Writing this book was no small undertaking. The authors wish to acknowledge, first, the financial support of the National Science Foundation. In particular, the project would not have been launched without the support and encouragement of Dr. Don Millard, Deputy Division Director of NSF’s Engineering Education and Centers (EEC) Division, who “greenlighted” the project and provided guidance. We wish to acknowledge also Dr. Sandra Cruz-Pol, EEC Program Director, who served as Program Officer for the project. Their patience in supporting the book project as it grew in size and duration is greatly appreciated.
We also appreciate the support of the American Society for Engineering Education (ASEE) and our project director there, Dr. Rocio Chavela Guerra, for her logistical and organizational support, as well as ASEE’s Executive Director, Dr. Norman Fortenberry, who provided excellent advice and assistance in setting up the contract with NSF. Without the ASEE as our prime contractor, it would have been difficult to get this project off the ground.

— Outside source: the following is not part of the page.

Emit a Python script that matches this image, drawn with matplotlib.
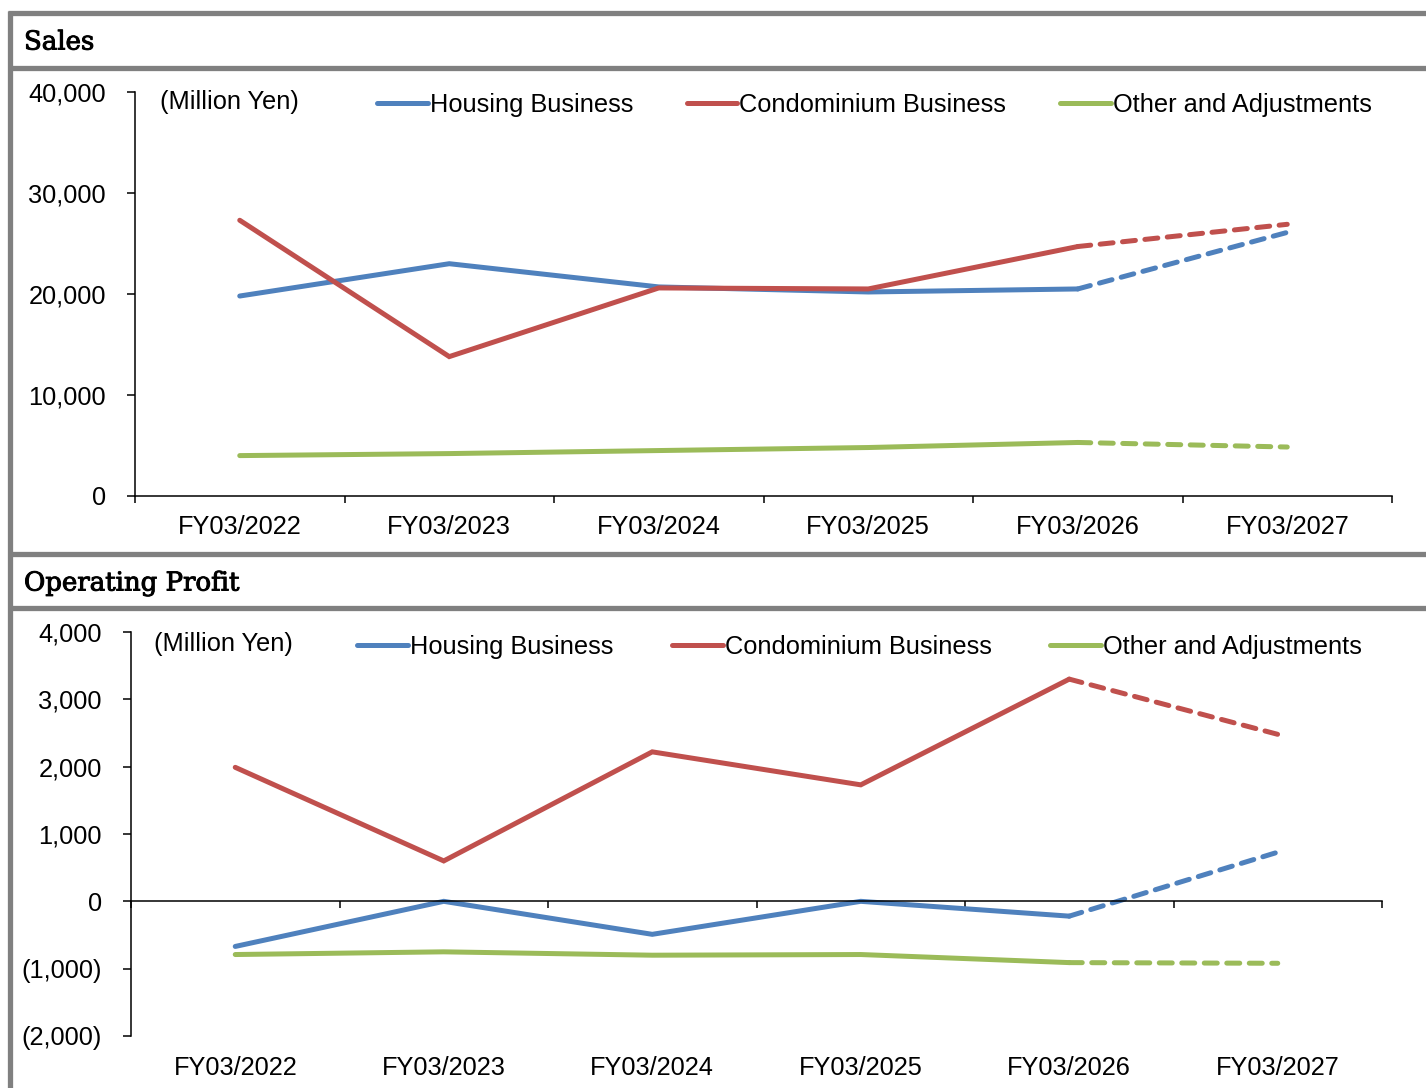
import matplotlib.pyplot as plt
import matplotlib.patheffects as pe
from matplotlib.lines import Line2D
from matplotlib.ticker import FuncFormatter, FixedLocator

plt.rcParams['font.family'] = ['Liberation Sans', 'DejaVu Sans']

# データ
years = ['FY03/2022', 'FY03/2023', 'FY03/2024', 'FY03/2025', 'FY03/2026', 'FY03/2027']
series = ['Housing Business', 'Condominium Business', 'Other and Adjustments']

sales_housing = [19800, 23000, 20700, 20200, 20500, 26100]
sales_condo = [27300, 13800, 20600, 20500, 24700, 26900]
sales_other = [4000, 4200, 4500, 4800, 5300, 4850]

op_housing = [-670, 0, -490, 0, -220, 730]
op_condo = [1990, 600, 2220, 1730, 3300, 2480]
op_other = [-790, -750, -800, -790, -910, -920]

colors = ['#4F81BD', '#C0504D', '#9BBB59']
W, H = 1426, 1088
GREY = '#808080'


def fx(px):
    return px / W


def fy(py):
    return 1 - py / H


def draw_lines(ax, data):
    x = list(range(len(years)))
    for vals, name, c in zip(data, series, colors):
        # 実績は実線、予想（最後の区間）は破線
        ax.plot(x[:5], vals[:5], color=c, lw=3.6, label=name,
                solid_capstyle='round', solid_joinstyle='miter')
        ax.plot(x[4:], vals[4:], color=c, lw=3.6, linestyle=(0, (2.6, 1.9)),
                dash_capstyle='round')
    ax.set_xlim(-0.5, len(years) - 0.5)
    ax.xaxis.set_major_locator(FixedLocator([i - 0.5 for i in range(len(years) + 1)]))
    ax.tick_params(axis='x', which='major', direction='out', length=5, width=1.1,
                   labelbottom=False)
    ax.tick_params(axis='y', direction='out', length=6, width=1.1, labelsize=18.3, pad=15)
    for s in ['top', 'right']:
        ax.spines[s].set_visible(False)
    for s in ['left', 'bottom']:
        ax.spines[s].set_linewidth(1.1)


fig = plt.figure(figsize=(W / 100, H / 100), dpi=100)

# 灰色の枠線
for py in [13, 68, 554, 608]:
    fig.add_artist(Line2D([fx(8), 1], [fy(py), fy(py)], color=GREY, lw=3.8,
                          solid_capstyle='butt', transform=fig.transFigure))
fig.add_artist(Line2D([fx(10), fx(10)], [fy(11), 0], color=GREY, lw=3.8,
                      solid_capstyle='butt', transform=fig.transFigure))

# 見出し（少し太く見せる）
head_fx = [pe.withStroke(linewidth=0.7, foreground='black')]
fig.text(fx(24), fy(42), 'Sales', family='DejaVu Serif', fontsize=18.7,
         va='center', ha='left', path_effects=head_fx)
fig.text(fx(24), fy(583), 'Operating Profit', family='DejaVu Serif', fontsize=18.7,
         va='center', ha='left', path_effects=head_fx)

# 売上高
ax1 = fig.add_axes([fx(135), fy(496), fx(1392) - fx(135), fy(92) - fy(496)])
draw_lines(ax1, [sales_housing, sales_condo, sales_other])
ax1.set_ylim(0, 40000)
ax1.set_yticks(range(0, 40001, 10000))
ax1.yaxis.set_major_formatter(FuncFormatter(lambda v, p: f'{v:,.0f}'))
ax1.set_xticks(range(len(years)), minor=True)
ax1.set_xticklabels(years, minor=True)
ax1.tick_params(axis='x', which='minor', length=0, labelsize=18.3, pad=14)
ax1.text(0.02, 0.975, '(Million Yen)', transform=ax1.transAxes, fontsize=18.3,
         va='center', ha='left')
ax1.legend(loc='center left', bbox_to_anchor=(0.1925, 0.968), ncol=3, frameon=False,
           fontsize=18.3, handlelength=2.0, handletextpad=0.08, columnspacing=2.1,
           borderpad=0, borderaxespad=0)

# 営業利益
ax2 = fig.add_axes([fx(131), fy(1036), fx(1382) - fx(131), fy(632) - fy(1036)])
draw_lines(ax2, [op_housing, op_condo, op_other])
ax2.set_ylim(-2000, 4000)
ax2.set_yticks(range(-2000, 4001, 1000))
ax2.yaxis.set_major_formatter(
    FuncFormatter(lambda v, p: f'({-v:,.0f})' if v < 0 else f'{v:,.0f}'))
ax2.spines['bottom'].set_position(('data', 0))
for i, name in enumerate(years):
    ax2.text(i, -0.079, name, transform=ax2.get_xaxis_transform(), fontsize=18.3,
             ha='center', va='center')
ax2.text(0.0184, 0.970, '(Million Yen)', transform=ax2.transAxes, fontsize=18.3,
         va='center', ha='left')
ax2.legend(loc='center left', bbox_to_anchor=(0.1807, 0.963), ncol=3, frameon=False,
           fontsize=18.3, handlelength=2.0, handletextpad=0.08, columnspacing=2.3,
           borderpad=0, borderaxespad=0)

plt.savefig('out.png', dpi=100)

We are greatly indebted to the members of our Editorial Review Board and other reviewers and contributors, who provided guidance on the book’s structure and style, reviewed very lengthy book chapters, and contributed vital elements such as personal essays, case studies, anecdotes, and interviews that helped to bring the narrative to life. They are too numerous to name here, but some of the key contributors were Dr. Marc Rothenberg, retired former NSF Historian; Dr. Randolph Hatch, President of Cerex, Inc. and a former NSF Program Director and ERC reviewer; and Dr. Steven Director, a prolific participant in several ERCs as faculty member, leader, and administrator at four different universities over the course of his career. Dr. Michael Nolan, of Cerium Software LLC, provided valuable support in building the WordPress “shell” that houses the online e-book. And Lillian Stiles, an engineering student at the University of Virginia, served ably as our intern in uploading the book and all its many ancillary files to the website.
But perhaps most of all, Lynn Preston wishes to express her undying gratitude to two large groups: First, to the dozens of NSF Program Directors, Division leaders, and support staff who made leading and managing the ERC Program possible and even enjoyable over the years. And second, to the hundreds of ERC center directors, faculty, staff, and students of the more than 60 ERCs she helped to establish during her tenure as ERC Program Leader. Collectively, together with their industry partners, they did what the founders of the Program set out to do 35 years ago, which was to change the culture of academic engineering so that it could serve the Nation’s needs more effectively. That was an undertaking so ambitious that many doubted it could succeed. But succeed it did. And in the process, together they created the “ERC Family,” a cooperative, collective team undertaking of a kind that has seldom been seen in the history of government funding programs. For that, she wishes to express to them all her admiration and most sincere thanks.
Any opinions, findings, conclusions, or recommendations expressed in this publication are those of the authors and do not represent the views of the ASEE Board of Directors, ASEE’s membership, or the National Science Foundation.